15. Mai 2020

Wer auffährt, hat Schuld? Nicht immer…

Bei Verkehrsunfällen richtet sich die Haftung häufig nach dem Beweis des ersten Anscheins, doch dieser kann entkräftet werden

Bei Unfällen könnten die Unfallschilderungen der Beteiligten manchmal nicht unterschiedlicher sein – es steht Aussage gegen Aussage. Dies kann zu Problemen bei der Regulierung der Schadensersatzansprüche führen, weil sich das Verschulden des Unfallgegners nicht immer beweisen lässt. In einer Vielzahl der Fälle führt dies wegen der wechselseitigen Betriebsgefahren der beteiligten Fahrzeuge zu einer Regulierung zu 50%.

Der Anscheinsbeweis

Allerdings lässt sich die Haftungsfrage oftmals auch über den sog. Anscheinsbeweis bzw. Beweis des ersten Anscheins lösen. Es handelt sich dabei um einen von der Rechtsprechung entwickelten Ansatz, der davon ausgeht, dass bei typischen Geschehensabläufen bei denen aus einem bestimmten Ereignis auf eine bestimmte Folge und umgekehrt auch aus einem bestimmten Folgeereignis auf eine bestimmte Ursache geschlossen werden kann. Stehen also ein typischer Geschehensablauf und der Eintritt eines Schadens fest, so führen die Grundsätze des Anscheinsbeweises dazu, dass hinsichtlich des Kausalverlaufs die Überzeugung gerechtfertigt ist, dass dem Ergebnis des Geschehens eine Sorgfaltspflichtverletzung vorausging.

Das klassische Beispiel ist: „Wer auffährt, hat Schuld!“

Und tatsächlich kann man oft davon ausgehen, dass der hinterherfahrende Fahrer entweder den Sicherheitsabstand missachtet hat oder abgelenkt war, anderenfalls hätte er rechtzeitig reagieren und ein Auffahren vermeiden können.

Doch der Anscheinsbeweis besteht nicht ausnahmslos, er kann auch entkräftet werden.

Dies ist z.B. der Fall, wenn der Vorausfahrende erst einige Augenblicke vor dem Auffahrunfall in den Fahrstreifen des Auffahrenden gewechselt ist und sich die Kollision beider Fahrzeuge in einem unmittelbaren zeitlichen und örtlichen Zusammenhang mit dem Fahrstreifenwechsel ereignet hat.

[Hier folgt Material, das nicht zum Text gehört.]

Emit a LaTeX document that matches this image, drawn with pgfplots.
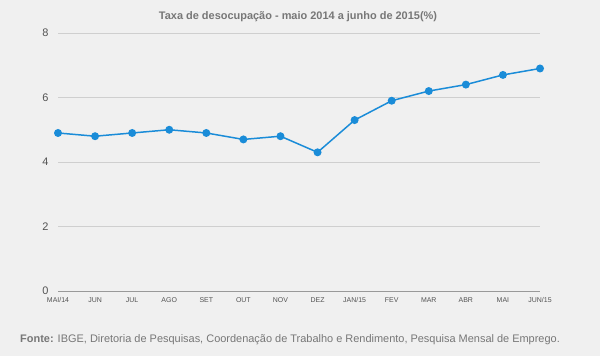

Ereignet sich ein Auffahrunfall in einem unmittelbarem zeitlichen und örtlichen Zusammenhang mit dem Fahrstreifenwechsel des vorausfahrenden Verkehrsteilnehmers, spricht der Anscheinsbeweis gegen den Fahrstreifenwechsler (so auch BGH, 13.12.2011, VI ZR 177/10; OLG Hamm, 27.10.2014).

Der Anscheinsbeweis kann ferner entkräftet sein, wenn es nur deswegen zum Auffahrunfall kam, weil der Vorausfahrende unvermittelt und ohne Grund eine „Vollbremsung“ vollzieht.

Ist der Anscheinsbeweis erschüttert, gelten dieselben Grundsätze wie im gesamten Zivilprozessrecht. Danach muss derjenige, der Schadensersatzansprüche aus dem Unfallgeschehen geltend macht, die Voraussetzungen hierfür beweisen.

Wie so häufig kommt es auch bei Verkehrsunfällen auf die Umstände des jeweiligen Einzelfalls an, eine pauschale Beurteilung kann es nicht geben. Aus diesem Grund sollte nach Verkehrsunfällen immer umgehend ein fachlich spezialisierter Rechtsanwalt hinzugezogen werden.